Power Wheeling Moves Closer to Reality in Jamaica
New energy reforms could reshape how households, developers and businesses manage electricity costs across multiple properties
Jamaica is moving closer to implementing power wheeling, a long discussed energy reform that could gradually change how electricity is generated, shared, and financially managed across homes, commercial buildings, and development projects on the island.
The announcement came during the 2026/27 Sectoral Debate in Parliament, where the Energy Ministry confirmed that the required regulations have now been completed and gazetted, with final discussions under way regarding tariffs and billing arrangements.
Power wheeling will allow individuals or companies generating excess electricity at one location to apply those energy credits to another property connected to the national grid. In practical terms, a business owner with solar panels on a warehouse in one parish could potentially offset electricity costs at an office, apartment complex, or commercial building elsewhere.
While the policy is rooted in energy reform, the wider implications extend directly into Jamaica’s property and development landscape.
For years, electricity costs have remained one of the most significant operational pressures facing homeowners, landlords, developers, manufacturers, and commercial property operators across Jamaica. Energy expenses affect everything from apartment maintenance fees and rental affordability to hotel operations, construction viability, and long term investment planning.

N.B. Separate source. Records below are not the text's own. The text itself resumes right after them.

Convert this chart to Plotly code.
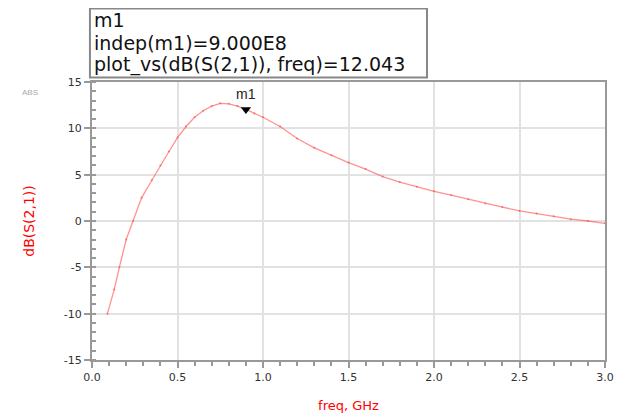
import plotly.graph_objects as go

freq_ghz = [0.09, 0.13, 0.16, 0.20, 0.24, 0.29, 0.35, 0.40, 0.45, 0.50, 0.55, 0.60, 0.65, 0.70,
            0.75, 0.80, 0.85, 0.90, 0.95, 1.00, 1.10, 1.20, 1.30, 1.40, 1.50, 1.60, 1.70, 1.80,
            1.90, 2.00, 2.10, 2.20, 2.30, 2.40, 2.50, 2.60, 2.70, 2.80, 2.90, 3.00]
s21_db = [-10.0, -7.4, -5.0, -2.0, 0.0, 2.5, 4.4, 6.0, 7.5, 9.0, 10.2, 11.2, 11.9, 12.4,
          12.7, 12.65, 12.4, 12.043, 11.6, 11.2, 10.2, 8.9, 7.9, 7.1, 6.3, 5.6, 4.8, 4.2,
          3.7, 3.2, 2.8, 2.35, 1.9, 1.5, 1.1, 0.8, 0.5, 0.2, 0.0, -0.25]

marker_freq = [0.9]
marker_val = [12.043]
marker_lines = ["m1", "indep(m1)=9.000E8", "plot_vs(dB(S(2,1)), freq)=12.043"]

x_ticks = [0.0, 0.5, 1.0, 1.5, 2.0, 2.5, 3.0]
x_tick_labels = ["0.0", "0.5", "1.0", "1.5", "2.0", "2.5", "3.0"]
y_ticks = [-15, -10, -5, 0, 5, 10, 15]
y_tick_labels = ["-15", "-10", "-5", "0", "5", "10", "15"]

fig = go.Figure()
fig.add_trace(go.Scatter(
    x=freq_ghz, y=s21_db, mode="lines+markers",
    line=dict(color="rgba(255,100,100,0.7)", width=1.3),
    marker=dict(size=2, color="rgba(255,90,90,0.8)"),
    showlegend=False, hoverinfo="skip", cliponaxis=False))

fig.add_trace(go.Scatter(
    x=marker_freq, y=marker_val, mode="markers",
    marker=dict(symbol="triangle-down", size=9, color="black"),
    showlegend=False, hoverinfo="skip"))
for f, v in zip(marker_freq, marker_val):
    fig.add_annotation(x=f, y=v, text="m1", showarrow=False, yanchor="bottom",
                       font=dict(size=14, color="#222", family="Liberation Sans"), yshift=5)

# marker readout box
fig.add_shape(type="rect", xref="paper", yref="paper", x0=-0.004, x1=0.653, y0=1.016, y1=1.264,
              line=dict(color="#888", width=2), fillcolor="white", layer="above")
for i, line_text in enumerate(marker_lines):
    fig.add_annotation(xref="paper", yref="paper", x=0.0, y=1.222 - i * 0.080,
                       xanchor="left", yanchor="middle", text=line_text, showarrow=False,
                       font=dict(size=19, color="#111", family="DejaVu Sans"))

fig.add_annotation(xref="paper", yref="paper", x=-0.121, y=0.964, xanchor="center", yanchor="middle",
                   text="ABS", showarrow=False,
                   font=dict(size=8, color="#aaa", family="Liberation Sans"))

axis_common = dict(showline=True, linecolor="#999", linewidth=2, mirror=True, automargin=False,
                   showgrid=True, gridcolor="#e2e2e2", gridwidth=1.5, zeroline=False,
                   ticks="outside", ticklen=6, tickcolor="#999", tickwidth=1.5,
                   tickfont=dict(size=11, color="#333", family="DejaVu Sans"))

fig.update_xaxes(range=[0, 3.0], tickvals=x_ticks, ticktext=x_tick_labels,
                 minor=dict(dtick=0.1, ticks="outside", ticklen=4, tickcolor="#999", showgrid=False),
                 title=dict(text="freq, GHz", font=dict(size=13, color="red", family="DejaVu Sans"),
                            standoff=18),
                 **axis_common)
fig.update_yaxes(range=[-15, 15], tickvals=y_ticks, ticktext=y_tick_labels,
                 minor=dict(dtick=1, ticks="inside", ticklen=4, tickcolor="#999", showgrid=False),
                 title=dict(text="dB(S(2,1))", font=dict(size=14, color="red", family="DejaVu Sans"),
                            standoff=26),
                 **axis_common)

fig.update_layout(width=614, height=408, margin=dict(l=84, r=17, t=74, b=56),
                  paper_bgcolor="white", plot_bgcolor="white")

fig.write_html("out.html")
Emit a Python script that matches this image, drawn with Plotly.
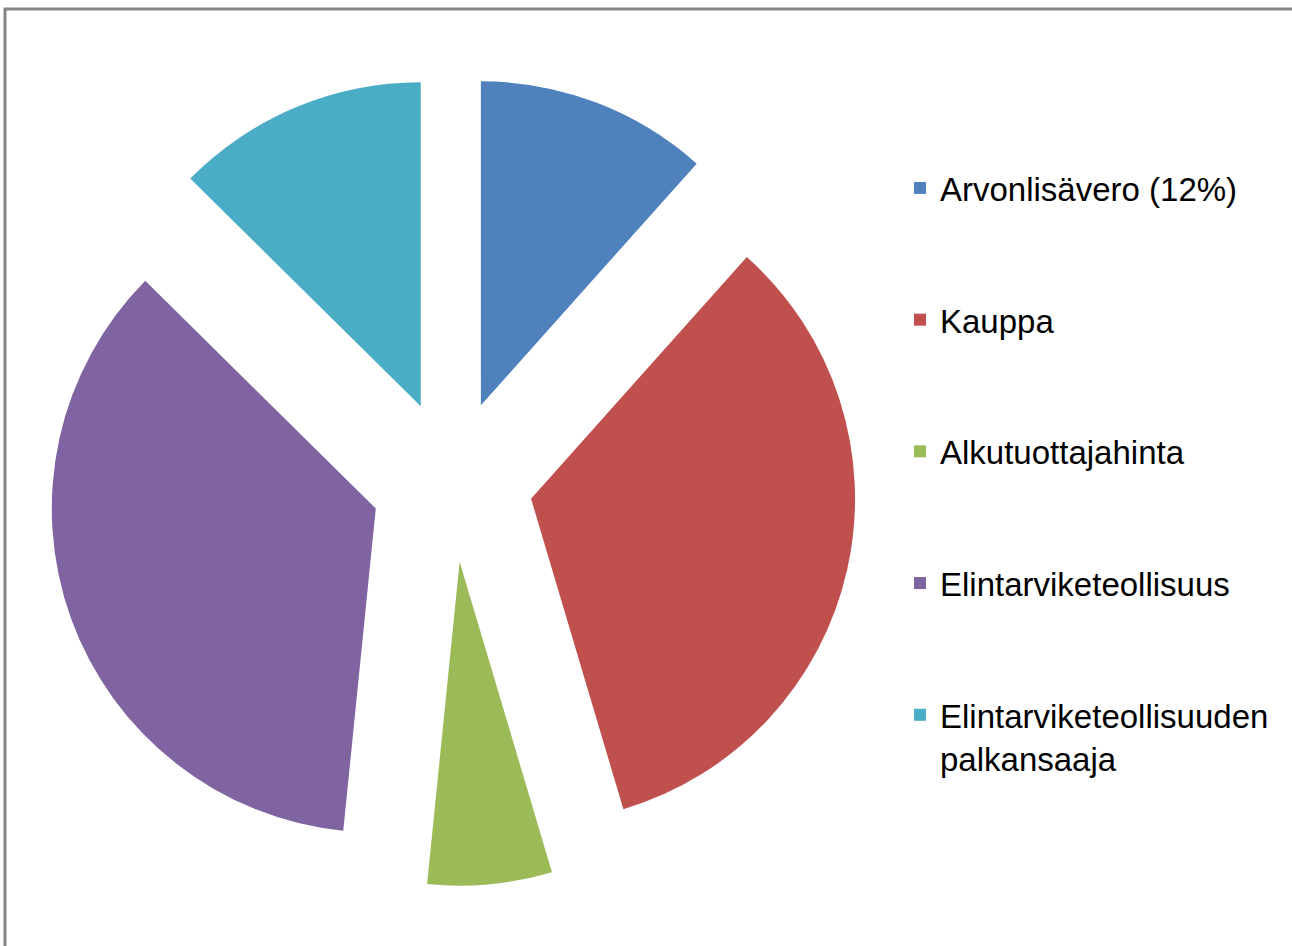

The introduction of power wheeling could begin creating a more flexible environment for larger property owners and developers investing in renewable energy infrastructure, particularly solar systems. It may also encourage greater interest in mixed use developments, commercial parks, logistics facilities, and housing schemes capable of producing part of their own electricity needs.
The Government said the broader National Energy Policy and supporting action plans are also being finalised for Cabinet submission. According to the Energy Ministry, the updated framework aims to create a modern energy system that is secure, reliable, affordable, and more resilient to external shocks.
That wider conversation matters deeply for Jamaica’s real estate sector.
Energy resilience is increasingly becoming part of how property value is judged internationally. Buyers and investors are paying closer attention not only to location and aesthetics, but also to utility reliability, operating costs, disaster resilience, and long term sustainability. In Jamaica, where hurricanes, heat pressures, and infrastructure vulnerabilities remain ongoing realities, energy security is gradually becoming intertwined with housing security itself.
The reforms may also arrive at a critical moment for development financing. Construction costs remain elevated globally, while borrowing costs continue to pressure both developers and ordinary households. Measures that improve operational efficiency over time could become increasingly important in determining whether certain projects remain financially viable.
For ordinary Jamaicans, however, the immediate effects may take time to materialise.
The success of power wheeling will likely depend heavily on how tariffs are structured, how accessible renewable technologies become, and whether smaller households can realistically participate in the benefits alongside larger commercial operators. Questions surrounding grid capacity, fairness, infrastructure readiness, and consumer affordability are also expected to shape public debate as implementation advances.
Still, the direction of travel is becoming clearer.
Jamaica’s energy future is increasingly moving toward decentralisation, resilience, and greater integration between infrastructure and property development. Over time, that may influence how communities are designed, how commercial centres operate, and even how future housing schemes are marketed to buyers concerned about long term living costs.
For a country where imported energy has long shaped economic vulnerability, the ability to move electricity value across properties may represent more than a technical reform. It signals a broader shift toward viewing energy not simply as a utility expense, but as part of the wider architecture of national resilience, land use, and economic security.